Efficient Markets Discussion

Subject: Finance
Pages: 2
Words: 390
Reading time:
2 min

Investors differ with regard to the degree of risk involved in a particular investment. According to Madura, it is the investor’s objective to balance their returns with the degree of risk involved in a particular investment. In most cases, investors have a preference for high returns and low risk. An efficient market refers to a market whereby the existing market prices represent an unbiased estimate of a particular investment’s true value. Alternatively, an efficient market refers to a market where there is an efficient and effective flow of information regarding investment. In addition, the information is reliable and easily accessible in the market. In an efficient market, investors can use current indicators such as the price of a particular security to forecast its future performance.

An efficient market is characterized by a considerable number of active investors. According to Tatum, trade within an efficient market takes place with a high degree of confidence. This arises from the fact that there is sufficient knowledge regarding the returns of each transaction. As a result of the reliability of the information in an efficient market, it is easy for an investor to minimize the variation between the expected return and the risk involved.

According to Chisholm, there are various forms of market efficiency, which include weak, semi-strong, and strong forms.

Weak-form

Ma asserts that the present prices of securities give a true reflection of all the historical prices.

Semi-strong form

On the other hand, Ma asserts that the securities’ prices incorporate all the market information in a semi-strong market.

Strong form

Baker and Nofsinger are of the opinion that the market information which is publicly available and which is not is well reflected by the securities’ prices.

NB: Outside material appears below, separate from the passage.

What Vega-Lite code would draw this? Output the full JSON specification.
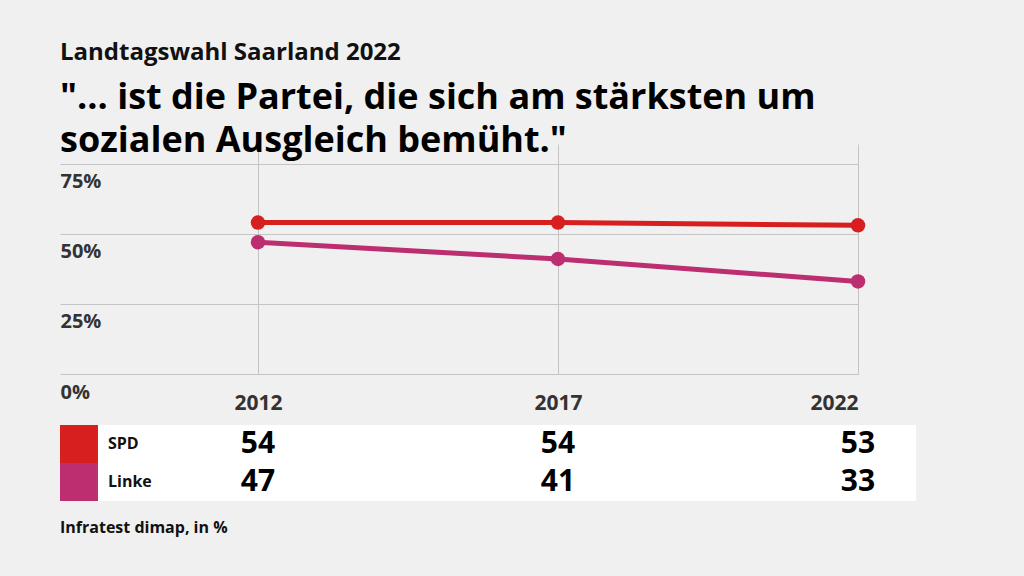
{
  "$schema": "https://vega.github.io/schema/vega-lite/v6.json",
  "background": "#f0f0f0",
  "padding": {"left": 60, "top": 41, "right": 108, "bottom": 40},
  "config": {
    "font": "Open Sans",
    "view": {"stroke": null},
    "concat": {"spacing": 12}
  },
  "title": {
    "text": "Landtagswahl Saarland 2022",
    "subtitle": ["\"... ist die Partei, die sich am stärksten um", "sozialen Ausgleich bemüht.\""],
    "anchor": "start",
    "frame": "group",
    "font": "Open Sans",
    "fontSize": 24,
    "fontWeight": "bold",
    "color": "#111111",
    "subtitleFont": "Open Sans",
    "subtitleFontSize": 36,
    "subtitleFontWeight": "bold",
    "subtitleColor": "#000000",
    "subtitleLineHeight": 43,
    "subtitlePadding": 16,
    "offset": -15
  },
  "datasets": {
    "poll": [
      {"year": 2012, "party": "SPD", "value": 54},
      {"year": 2017, "party": "SPD", "value": 54},
      {"year": 2022, "party": "SPD", "value": 53},
      {"year": 2012, "party": "Linke", "value": 47},
      {"year": 2017, "party": "Linke", "value": 41},
      {"year": 2022, "party": "Linke", "value": 33}
    ]
  },
  "vconcat": [
    {
      "width": 798,
      "height": 230,
      "data": {"name": "poll"},
      "encoding": {
        "x": {
          "field": "year",
          "type": "quantitative",
          "scale": {"domain": [2008.7, 2022], "nice": false, "zero": false},
          "axis": {
            "title": null,
            "values": [2012, 2017, 2022],
            "format": "d",
            "grid": true,
            "gridColor": "#c4c4c4",
            "gridWidth": 1,
            "domain": false,
            "ticks": false,
            "labelPadding": 18,
            "labelFontSize": 21,
            "labelFontWeight": "bold",
            "labelColor": "#333333",
            "labelFont": "Open Sans"
          }
        },
        "y": {
          "field": "value",
          "type": "quantitative",
          "scale": {"domain": [0, 82], "nice": false},
          "axis": {
            "title": null,
            "values": [0, 25, 50, 75],
            "labelExpr": "datum.value + '%'",
            "grid": true,
            "gridColor": "#c4c4c4",
            "gridWidth": 1,
            "domain": false,
            "ticks": false,
            "labelAlign": "left",
            "labelBaseline": "top",
            "labelPadding": 0,
            "labelOffset": 8,
            "labelFontSize": 20,
            "labelFontWeight": "bold",
            "labelColor": "#333333",
            "labelFont": "Open Sans"
          }
        },
        "color": {
          "field": "party",
          "type": "nominal",
          "scale": {"domain": ["SPD", "Linke"], "range": ["#d71f1f", "#bd2e70"]},
          "legend": null
        }
      },
      "layer": [
        {"mark": {"type": "line", "strokeWidth": 5}},
        {"mark": {"type": "circle", "size": 210, "opacity": 1}}
      ]
    },
    {
      "width": 856,
      "height": 76,
      "data": {"name": "poll"},
      "view": {"fill": "white", "stroke": null},
      "title": {
        "text": "Infratest dimap, in %",
        "orient": "bottom",
        "anchor": "start",
        "fontSize": 16,
        "fontWeight": "bold",
        "color": "#111111",
        "font": "Open Sans",
        "offset": 19
      },
      "encoding": {
        "y": {
          "field": "party",
          "type": "nominal",
          "scale": {"domain": ["SPD", "Linke"], "paddingInner": 0, "paddingOuter": 0},
          "axis": null
        }
      },
      "layer": [
        {
          "transform": [{"filter": "datum.year == 2012"}],
          "mark": {"type": "rect"},
          "encoding": {
            "x": {"datum": 2008.7, "type": "quantitative", "scale": {"domain": [2008.7, 2022.967], "nice": false, "zero": false}, "axis": null},
            "x2": {"datum": 2009.333},
            "color": {
              "field": "party",
              "type": "nominal",
              "scale": {"domain": ["SPD", "Linke"], "range": ["#d71f1f", "#bd2e70"]},
              "legend": null
            }
          }
        },
        {
          "transform": [{"filter": "datum.year == 2012"}],
          "mark": {"type": "text", "align": "left", "baseline": "middle", "fontSize": 16, "fontWeight": "bold", "color": "#111111", "font": "Open Sans"},
          "encoding": {
            "x": {"datum": 2009.5, "type": "quantitative"},
            "text": {"field": "party"}
          }
        },
        {
          "mark": {"type": "text", "align": "center", "baseline": "middle", "fontSize": 30, "fontWeight": "bold", "color": "#000000", "font": "Open Sans"},
          "encoding": {
            "x": {"field": "year", "type": "quantitative"},
            "text": {"field": "value"}
          }
        }
      ]
    }
  ]
}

If all investors believe the market to be efficient, the investors will not look for any form of market inefficiencies. This means that the investors would not be concerned with analyzing the securities. The resultant effect is that the market would become inefficient again. According to Ziemba and Ziemba assert that efficient markets are dependent on the number of participants who are the opinion that the market is characterized by a high degree of inefficiency.